Automatic Water Heating device -
Would you like to cut down the amount of time required to make a batch of beer? This can be accomplished by having your mash strike water at the proper temperature when you are ready to start brewing. To build an automated water heater, you can place an electric heating element in a keg(fig. 8). This element should be an immersion heating element, like those that are in the bottom of your dishwasher. The heater should be about 1000-1200 watts for 110vac operation. This element will do the heating, so how do you control the temperature? The temperature setpoint can easily and cheaply be controlled with a temperature switch. The switch is mounted through the side wall of the keg and is wired in series with the power to the heating element.

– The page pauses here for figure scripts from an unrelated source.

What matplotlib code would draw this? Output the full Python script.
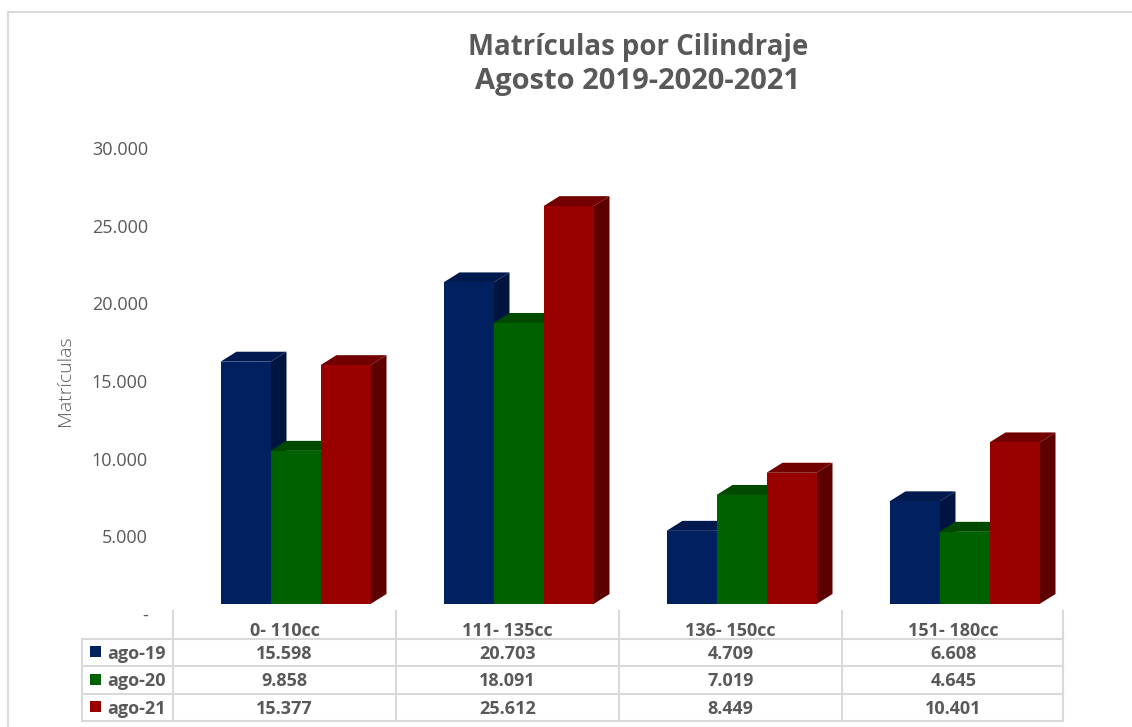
import matplotlib
matplotlib.use("Agg")
import matplotlib.pyplot as plt
from matplotlib.patches import Rectangle

categories = ["0- 110cc", "111- 135cc", "136- 150cc", "151- 180cc"]
series_names = ["ago-19", "ago-20", "ago-21"]
ago_19 = [15598, 20703, 4709, 6608]
ago_20 = [9858, 18091, 7019, 4645]
ago_21 = [15377, 25612, 8449, 10401]
y_ticks = [5000, 10000, 15000, 20000, 25000, 30000]

front_colors = ["#00205f", "#006100", "#990000"]
top_colors = ["#001a4f", "#004a00", "#730000"]
side_colors = ["#001440", "#003d00", "#5f0000"]
text_color = "#595959"
line_color = "#d9d9d9"


def fmt(v):
    return f"{v:,}".replace(",", ".")


plt.rcParams["font.family"] = ["Open Sans", "DejaVu Sans"]
W, H = 1132, 727
fig = plt.figure(figsize=(W / 100, H / 100), dpi=100)

# bars axes: 0 at pixel row 604, 30000 at row 138
ax = fig.add_axes([173 / W, (H - 604) / H, (1063 - 173) / W, 466 / H])
col_w = 223
ax.set_xlim(-(295.5 - 173) / col_w, 3 + (1063 - 964.5) / col_w)
ax.set_ylim(0, 30000)
ax.axis("off")

bar_w = 50 / col_w
depth_x = 16 / col_w
depth_y = 10 / 466 * 30000

all_series = [ago_19, ago_20, ago_21]
z = 2
for i in range(len(categories)):
    for s, vals in enumerate(all_series):
        x0 = i + (s - 1.5) * bar_w
        x1 = x0 + bar_w
        v = vals[i]
        ax.fill([x0, x1, x1 + depth_x, x0 + depth_x],
                [v, v, v + depth_y, v + depth_y],
                color=top_colors[s], lw=0, zorder=z)
        ax.fill([x1, x1 + depth_x, x1 + depth_x, x1],
                [0, depth_y, v + depth_y, v],
                color=side_colors[s], lw=0, zorder=z)
        ax.bar(x0, v, bar_w, align="edge", color=front_colors[s], lw=0, zorder=z + 0.5)
        z += 1

# tick labels sit a bit lower than the bar floor
for v in [0] + y_ticks:
    ax.annotate(fmt(v) if v else "-", xy=(0, v), xycoords=ax.get_yaxis_transform(),
                xytext=(-18, -8.6), textcoords="offset points",
                ha="right", va="center", fontsize=13, color=text_color)

# overlay in pixel coordinates for frame, titles and table
ov = fig.add_axes([0, 0, 1, 1], zorder=5)
ov.set_xlim(0, W)
ov.set_ylim(H, 0)
ov.axis("off")

ov.plot([8, 8, W], [H, 12, 12], color=line_color, lw=1.5)

ov.text(638, 48, "Matrículas por Cilindraje", ha="center", va="center",
        fontsize=19.9, fontweight="bold", color=text_color)
ov.text(638, 82, "Agosto 2019-2020-2021", ha="center", va="center",
        fontsize=21, fontweight="bold", color=text_color)
ov.text(65, 381, "Matrículas", rotation=90, ha="center", va="center",
        fontsize=14, color=text_color, fontweight="light")

col_x = [173 + col_w * k for k in range(4)] + [1063]
row_y = [639, 666, 694, 721]
for y in row_y:
    ov.plot([82, 1063], [y, y], color=line_color, lw=1.5)
ov.plot([82, 82], [row_y[0], row_y[-1]], color=line_color, lw=1.5)
for x in col_x:
    ov.plot([x, x], [611, row_y[-1]], color=line_color, lw=1.5)

for k, name in enumerate(categories):
    ov.text(col_x[k] + col_w / 2, 631, name, ha="center", va="center",
            fontsize=13, fontweight="bold", color=text_color)

for s, vals in enumerate(all_series):
    yc = (row_y[s] + row_y[s + 1]) / 2
    ov.add_patch(Rectangle((90, yc - 6.5), 11, 11, color=front_colors[s], lw=0))
    ov.text(107, yc + 1.5, series_names[s], ha="left", va="center",
            fontsize=13, fontweight="bold", color=text_color)
    for k, v in enumerate(vals):
        ov.text(col_x[k] + col_w / 2, yc + 1.5, fmt(v), ha="center", va="center",
                fontsize=13, fontweight="bold", color=text_color)

fig.savefig("out.png", dpi=100)
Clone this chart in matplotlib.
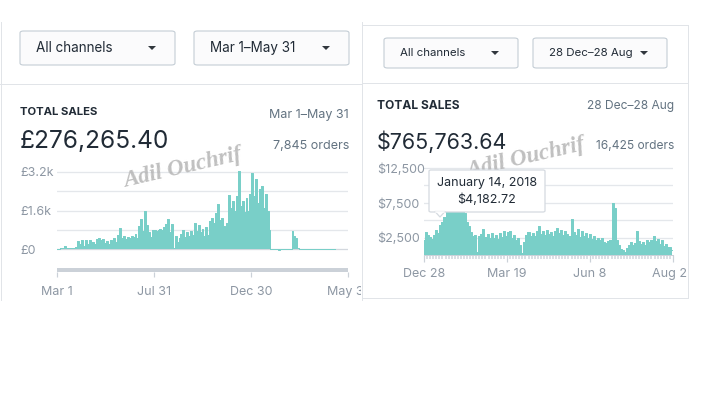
import numpy as np
import matplotlib.pyplot as plt
from matplotlib.patches import FancyBboxPatch, Polygon
from matplotlib.transforms import Bbox, TransformedBbox

# left dashboard: daily sales in thousands of pounds, one value per 3 days from Mar 1
left_step = 3
left_sales_k = [
    0.02, 0.02, 0.03, 0.05, 0.14, 0.03, 0.04, 0.03, 0.05, 0.04,
    0.10, 0.35, 0.22, 0.38, 0.12, 0.36, 0.20, 0.38, 0.15, 0.30,
    0.20, 0.42, 0.45, 0.38, 0.42, 0.25, 0.35, 0.22, 0.38, 0.30,
    0.45, 0.30, 0.60, 0.88, 0.45, 0.55, 0.40, 0.50, 0.45, 0.55,
    0.48, 0.62, 0.45, 0.95, 1.25, 0.75, 1.60, 1.00, 0.72, 0.50,
    0.78, 0.80, 0.75, 0.80, 0.85, 0.80, 0.90, 1.05, 1.25, 0.70,
    1.05, 0.05, 0.55, 0.30, 0.45, 0.62, 0.80, 0.50, 0.70, 0.55,
    0.75, 0.60, 1.10, 0.75, 1.00, 0.70, 0.85, 0.55, 0.90, 0.60,
    1.15, 1.30, 1.10, 1.50, 1.85, 1.20, 1.30, 0.95, 0.50, 1.10,
    2.25, 1.70, 2.00, 1.60, 2.20, 3.25, 1.80, 2.00, 1.55, 2.10,
    1.60, 2.30, 3.15, 2.20, 2.90, 1.90, 2.50, 2.60, 1.70, 2.30,
    1.60, 0.80, 0.00, 0.00, 0.00, 0.00, -0.04, 0.00, 0.00, 0.00,
    0.00, 0.00, 0.00, 0.75, 0.55, 0.45, 0.05, 0.00, 0.00, 0.00,
    0.00, 0.00, 0.00, 0.00, 0.00, 0.00, 0.00, 0.00, 0.00, 0.00,
    0.00, 0.00, 0.00, 0.00, 0.00, 0.00,
]
left_span_days = 456
left_tick_days = [0, 152, 304, 456]
left_tick_labels = ["Mar 1", "Jul 31", "Dec 30", "May 31"]
left_ytick_vals = [0, 1.6, 3.2]
left_ytick_labels = ["£0", "£1.6k", "£3.2k"]
left_grid_vals = [0, 0.8, 1.6, 2.4, 3.2]

# right dashboard: daily sales in dollars, one value per 2 days from Dec 28
right_step = 2
right_sales = [
    2200, 3300, 2900, 2600, 2300, 2900, 3600, 3200, 4300, 4800,
    5500, 6200, 6500, 6700, 6500, 6800, 6600, 6400, 6700, 6500,
    6000, 4800, 4200, 3300, 2700, 2900, 400, 2800, 3000, 3800,
    2600, 3000, 2400, 3200, 2500, 2900, 2300, 3100, 2600, 3400,
    2800, 3300, 3500, 2400, 2900, 2200, 2500, 1500, 250, 1800,
    2900, 3300, 2800, 3200, 2700, 3500, 4100, 3000, 3400, 2900,
    3600, 3000, 3300, 2800, 3500, 3900, 3200, 3600, 2900, 3400,
    3000, 2700, 5200, 3300, 2900, 3700, 2600, 3400, 2700, 3100,
    2500, 3000, 2300, 2700, 2100, 2500, 2200, 2400, 1900, 1700,
    2000, 2200, 7500, 6800, 2200, 1400, 900, 700, 500, 1000,
    1500, 1900, 1400, 1700, 3500, 2000, 1600, 1900, 1500, 2100,
    1800, 2200, 2800, 2000, 2300, 1600, 2100, 1300, 1600, 1100,
    1200, 700,
]
right_span_days = 243
right_tick_days = [0, 81, 162, 243]
right_tick_labels = ["Dec 28", "Mar 19", "Jun 8", "Aug 28"]
right_ytick_vals = [2500, 7500, 12500]
right_ytick_labels = ["$2,500", "$7,500", "$12,500"]
right_grid_vals = [2500, 5000, 7500, 10000, 12500]

W, H = 705, 397
TEAL = "#79cfc8"
INK = "#212b36"
SUB = "#637381"
AXIS_TXT = "#8d97a3"
GRID = "#e4e7eb"
BORDER = "#e1e4e8"

plt.rcParams["font.family"] = ["Inter", "DejaVu Sans"]

fig = plt.figure(figsize=(W / 100, H / 100), dpi=100)
fig.patch.set_facecolor("white")


def fx(x):
    return x / W


def fy(y):
    return 1 - y / H


def pt(px):
    # pixel sizes -> points at 100 dpi
    return px * 0.72


def add_ax(x0, y0, x1, y1):
    return fig.add_axes([fx(x0), fy(y1), fx(x1 - x0), (y1 - y0) / H])


def hline(x0, x1, y, color=BORDER, lw=1.0):
    fig.add_artist(plt.Line2D([fx(x0), fx(x1)], [fy(y), fy(y)], color=color,
                              lw=pt(lw), transform=fig.transFigure))


def vline(x, y0, y1, color=BORDER, lw=1.0):
    fig.add_artist(plt.Line2D([fx(x), fx(x)], [fy(y0), fy(y1)], color=color,
                              lw=pt(lw), transform=fig.transFigure))


def text(x, y, s, size, color=INK, ha="left", weight="normal", **kw):
    return fig.text(fx(x), fy(y), s, fontsize=pt(size), color=color, ha=ha,
                    va="center", fontweight=weight, **kw)


def dropdown(x0, y0, x1, y1, label, size):
    box = FancyBboxPatch((fx(x0), fy(y1)), fx(x1 - x0), (y1 - y0) / H,
                         boxstyle="round,pad=0,rounding_size=0.005",
                         transform=fig.transFigure, facecolor="#fbfbfc",
                         edgecolor="#c4cdd5", lw=0.8)
    fig.add_artist(box)
    cy = (y0 + y1) / 2
    text(x0 + 16, cy, label, size)
    cx = x1 - 23
    tri = Polygon([[fx(cx - 4), fy(cy - 2)], [fx(cx + 4), fy(cy - 2)], [fx(cx), fy(cy + 2)]],
                  closed=True, transform=fig.transFigure, color="#31373d", lw=0)
    fig.add_artist(tri)


def clip_to(artist, x0, x1):
    artist.set_clip_box(TransformedBbox(Bbox.from_extents(fx(x0), 0, fx(x1), 1), fig.transFigure))
    artist.set_clip_on(True)


def watermark(x, y):
    text(x, y, "Adil Ouchrif", 23, color="#b5b5b5", ha="center", weight="bold",
         family="Liberation Serif", style="italic", rotation=13, alpha=0.85)


# panel frames
vline(1, 22, 300)
vline(362, 22, 300)
hline(0, 362, 84)
hline(362, 688, 25)
hline(362, 688, 83)
hline(362, 688, 298)
vline(688, 25, 298)

# ---------- left dashboard ----------
dropdown(20, 31, 175, 65, "All channels", 13.5)
dropdown(194, 31, 349, 65, "Mar 1\u2013May 31", 13.5)
text(20, 112, "TOTAL SALES", 11.3, weight="bold")
text(349, 115, "Mar 1\u2013May 31", 12.5, color=SUB, ha="right")
text(20, 142, "£276,265.40", 24.5)
text(349, 146, "7,845 orders", 12.5, color=SUB, ha="right")

left_days = np.arange(len(left_sales_k)) * left_step
ax1 = add_ax(57, 165, 348, 252)
ax1.set_xlim(0, left_span_days)
ax1.set_ylim(-3 * 3.2 / 77, 3.2 + 7 * 3.2 / 77)
for g in left_grid_vals:
    ax1.axhline(g, color=GRID if g else "#d3d8de", lw=pt(1.3), zorder=0)
ax1.fill_between(left_days, left_sales_k, 0, step="mid", color=TEAL, lw=0, zorder=2)
ax1.plot(left_days, left_sales_k, drawstyle="steps-mid", color=TEAL, lw=pt(1), zorder=2)
for s in ax1.spines.values():
    s.set_visible(False)
ax1.set_xticks([])
ax1.set_yticks(left_ytick_vals, left_ytick_labels)
ax1.tick_params(axis="y", length=0, pad=pt(37), labelsize=pt(12.5), labelcolor=AXIS_TXT)
for lbl in ax1.get_yticklabels():
    lbl.set_horizontalalignment("left")
ax1.patch.set_alpha(0)

# range slider below the chart
ax1s = add_ax(57, 268, 348, 272)
ax1s.set_xlim(0, left_span_days)
ax1s.set_facecolor("#cbd1d8")
for s in ax1s.spines.values():
    s.set_visible(False)
ax1s.set_yticks([])
ax1s.set_xticks(left_tick_days, left_tick_labels)
ax1s.tick_params(axis="x", length=pt(5), width=pt(1.2), color="#cbd1d8", pad=pt(9),
                 labelsize=pt(12.5), labelcolor=AXIS_TXT)
for lbl in ax1s.get_xticklabels():
    clip_to(lbl, 0, 361)

watermark(183, 168)

# ---------- right dashboard ----------
dropdown(384, 38, 518, 68, "All channels", 11.5)
dropdown(533, 38, 667, 68, "28 Dec\u201328 Aug", 11.5)
text(377, 106, "TOTAL SALES", 12, weight="bold")
text(674, 106, "28 Dec\u201328 Aug", 12, color=SUB, ha="right")
text(377, 142, "$765,763.64", 21.5)
text(674, 146, "16,425 orders", 12, color=SUB, ha="right")

right_days = np.arange(len(right_sales)) * right_step
ax2 = add_ax(424, 165, 673, 255)
ax2.set_xlim(0, right_span_days)
px_per_k = 87 / 12.5
ax2.set_ylim(0, 12500 + 3 / px_per_k * 1000)
for g in right_grid_vals:
    ax2.axhline(g, color=GRID, lw=pt(1.3), zorder=0)
ax2.fill_between(right_days, right_sales, 0, step="mid", color=TEAL, lw=0, zorder=2)
ax2.plot(right_days, right_sales, drawstyle="steps-mid", color=TEAL, lw=pt(1), zorder=2)
for k, s in ax2.spines.items():
    s.set_visible(k == "bottom")
ax2.spines["bottom"].set_color("#cbd1d8")
ax2.spines["bottom"].set_linewidth(pt(1))
ax2.set_yticks(right_ytick_vals, right_ytick_labels)
ax2.tick_params(axis="y", length=0, pad=pt(47), labelsize=pt(12.5), labelcolor=AXIS_TXT)
for lbl in ax2.get_yticklabels():
    lbl.set_horizontalalignment("left")
ax2.set_xticks(right_tick_days, right_tick_labels)
ax2.set_xticks(np.arange(0, right_span_days + 1, 3), minor=True)
ax2.tick_params(axis="x", which="major", length=pt(7), width=pt(1.2), color="#cbd1d8",
                pad=pt(6), labelsize=pt(12.5), labelcolor=AXIS_TXT)
ax2.tick_params(axis="x", which="minor", length=pt(4), width=pt(1.6), color="#d3d8de")
for lbl in ax2.get_xticklabels():
    clip_to(lbl, 363, 687)
ax2.patch.set_alpha(0)

# tooltip
tip = FancyBboxPatch((fx(429), fy(212)), fx(116), 42 / H,
                     boxstyle="round,pad=0,rounding_size=0.003",
                     transform=fig.transFigure, facecolor="white",
                     edgecolor="#d5dae0", lw=0.9, zorder=5)
fig.add_artist(tip)
ptr = Polygon([[fx(435), fy(211.5)], [fx(445), fy(211.5)], [fx(440), fy(217)]],
              closed=True, transform=fig.transFigure, facecolor="white",
              edgecolor="#d5dae0", lw=0.9, zorder=5)
fig.add_artist(ptr)
fig.add_artist(plt.Line2D([fx(435.6), fx(444.4)], [fy(212), fy(212)], color="white",
                          lw=pt(1.5), transform=fig.transFigure, zorder=6))
text(487, 183, "January 14, 2018", 12.5, ha="center", zorder=7)
text(487, 200, "$4,182.72", 12.5, ha="center", zorder=7)

watermark(526, 158)

fig.savefig("out.png", dpi=100, facecolor="white")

As the temperature rises above the temperature switches setpoint it will open up. When the temperature falls below the setpoint, the switch will close again, reapplying power to the heater. These temperature switches can usually be obtained from surplus dealers for about $5, I obtained one from C&H surplus. These switches can control up to 20 amps of current. Now all we have to do is plug this heating assembly into a timer of some sort for automatic start times. Make sure your timer is capable of handling the current drawn by the heater you are using. Now the night before brew day, you fill your hot liquor tank with cold water and set your timer for several hours before you get up in the morning. The timer will turn on and heat the mash-in water up to the desired temperature and maintain that temperature until you get up. Is this a frill? Yes, but it is one more item that you can use to cut down on the amount of time required to make all grain beer. It can also minimize the number of flame burners required in your brewery, and the necessity to move hot liquids from one kettle to another in small systems that only have one burner.
Updated: July 08, 1999.